Are You Contributing as Much of Your Income as Your Peers?



If you’re in your 20s and saving for retirement, you’re already ahead of almost half your peers. A Federal Reserve survey found that just 57% of Americans under 30 have any retirement savings at all.

But among middle-class 20-somethings who are socking money away for retirement, the picture looks more encouraging: 77% are contributing to a 401(k) or similar plan, and the median amount saved is $43,000 per household, according to a Transamerica Center for Retirement Studies survey released last week.

Meanwhile, Fidelity data shows that those who do contribute are not that far from the 15% many financial experts recommend. Still, as Jim Triggs, CEO of Money Management International, told Investopedia, “Many 20-somethings erroneously believe retirement is so far away that they’ll get to it later.”

A Savings Snapshot of Young Americans

Fidelity’s data show that Gen Z workers are deferring about 7% to 9% of their pay into 401(k)s, while employers typically add another 3% to 5% in matching contributions. That brings the total savings rate for most young workers to around 11% to 13% of income, depending on age and plan design.

Yet even those modest contributions can feel like a stretch for many young Americans. According to Northwestern Mutual’s annual survey, almost half (46%) of Gen Z adults (those born between 1997 and 2012) worry they won’t be able to afford a home, and about three in 10 say having children is financially out of reach.

Still, small, steady contributions are adding up. Transamerica’s 2025 survey found that middle-class 20-somethings who are saving have built a median of $43,000 across household retirement accounts. Even as young adults have to postpone their life goals, many are building a foundation for later in life.

One thing younger Americans are doing earlier? Saving for retirement: the median age for middle-class Americans in their 20s who started saving is age 21, compared with ages 27 and 30 for those in their 30s and 40s, respectively.

Why Early Savings Matter

Even modest contributions in your 20s—say, $50 to $100 a month plus an employer match—can snowball into tens of thousands of dollars over the decades. Waiting even five or 10 years to begin means you’ll need to save much more each month to catch up.

“You don’t have to start big, but you do have to start,” Triggs said.
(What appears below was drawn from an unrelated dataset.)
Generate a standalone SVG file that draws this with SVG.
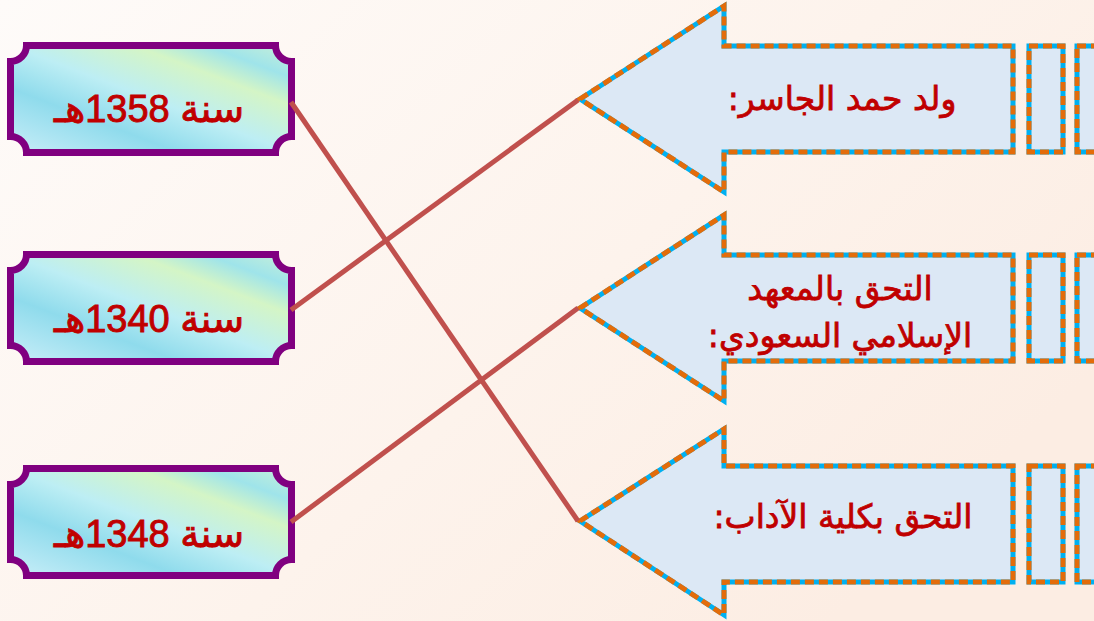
<svg xmlns="http://www.w3.org/2000/svg" width="1094" height="621" viewBox="0 0 1094 621">
<defs>
<linearGradient id="bg" x1="0" y1="0" x2="1" y2="0.6">
<stop offset="0" stop-color="#fefbf9"/>
<stop offset="0.6" stop-color="#fdf3ec"/>
<stop offset="1" stop-color="#fcede3"/>
</linearGradient>
<linearGradient id="water" x1="0" y1="1" x2="1" y2="0">
<stop offset="0" stop-color="#c9eef8"/>
<stop offset="0.3" stop-color="#8fdbec"/>
<stop offset="0.5" stop-color="#bdeef4"/>
<stop offset="0.72" stop-color="#d4f5c6"/>
<stop offset="0.85" stop-color="#9fe4ea"/>
<stop offset="1" stop-color="#c8f0d8"/>
</linearGradient>
<path id="frame" d="M26.5 45.5 H275.5 A16 16 0 0 0 291.5 61.5 V136.5 A16 16 0 0 0 275.5 152.5 H26.5 A16 16 0 0 0 10.5 136.5 V61.5 A16 16 0 0 0 26.5 45.5 Z"/>
<g id="arrowShape">
<path d="M580 99 L724 6 V46 H1013 V152 H724 V192 Z"/>
<rect x="1029" y="46" width="34" height="106"/>
<rect x="1077" y="46" width="40" height="106"/>
</g>
<g id="arrowShapeTall">
<path d="M580 521 L724 429 V466 H1013 V582 H724 V615 Z"/>
<rect x="1029" y="466" width="34" height="116"/>
<rect x="1077" y="466" width="40" height="116"/>
</g>
</defs>
<style>
.box{fill:url(#water);stroke:#800080;stroke-width:7}
.yr{font-family:"Liberation Sans","DejaVu Sans",sans-serif;font-size:38px;fill:#c00000;stroke:#c00000;stroke-width:0.9;text-anchor:middle}
.arrBase{fill:#dce8f5;stroke:#00b0f0;stroke-width:5;stroke-linejoin:miter}
.arrDash{fill:none;stroke:#e36c0a;stroke-width:5;stroke-dasharray:9 5}
.lbl{font-family:"DejaVu Sans",sans-serif;font-size:33px;fill:#c00000;stroke:#c00000;stroke-width:0.8;text-anchor:middle}
.conn{stroke:#c0504d;stroke-width:5;fill:none}
</style>
<rect width="1094" height="621" fill="url(#bg)"/>
<g id="arrow1">
<use href="#arrowShape" class="arrBase"/>
<use href="#arrowShape" class="arrDash"/>
<text class="lbl" x="842" y="110" direction="rtl">ولد حمد الجاسر:</text>
</g>
<g id="arrow2">
<use href="#arrowShape" class="arrBase" transform="translate(0,209)"/>
<use href="#arrowShape" class="arrDash" transform="translate(0,209)"/>
<text class="lbl" x="840" y="300" direction="rtl">التحق بالمعهد</text>
<text class="lbl" x="840" y="347" direction="rtl">الإسلامي السعودي:</text>
</g>
<g id="arrow3">
<use href="#arrowShapeTall" class="arrBase"/>
<use href="#arrowShapeTall" class="arrDash"/>
<text class="lbl" x="843" y="528" direction="rtl">التحق بكلية الآداب:</text>
</g>
<g id="box1358">
<use href="#frame" class="box"/>
<text class="yr" x="149" y="122" direction="rtl">سنة 1358هـ</text>
</g>
<g id="box1340">
<use href="#frame" class="box" transform="translate(0,209)"/>
<text class="yr" x="149" y="332" direction="rtl">سنة 1340هـ</text>
</g>
<g id="box1348">
<use href="#frame" class="box" transform="translate(0,423)"/>
<text class="yr" x="149" y="547" direction="rtl">سنة 1348هـ</text>
</g>
<g id="connectors">
<line class="conn" x1="291" y1="102" x2="578" y2="521"/>
<line class="conn" x1="291" y1="310" x2="578" y2="100"/>
<line class="conn" x1="291" y1="522" x2="578" y2="308"/>
</g>
</svg>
When you’re young, consistency beats perfection. The real power isn’t in saving the “right” amount—it’s in forming a habit that will quietly build your financial security over time.

Tip

When housing, child care, and even basic costs are taking so much of your paycheck, saving for retirement can seem like a luxury. But it’s one of the few levers you control—and starting small can matter more than you think.

How To Get Ahead of the Curve

Triggs suggests you “automate a small contribution and treat it like a bill.” When you’re young, even a 1% to 2% boost in your savings rate compounds over decades. So, as you get income increases, consider channeling at least part of those raises (say 1% more per year) into retirement.

It shouldn’t feel like too big a bite out of your take-home pay, but by the time you’re ready to retire, it could have made a huge difference.

Also, if your employer offers a 401(k) match, contribute enough to get the full match. That’s free money.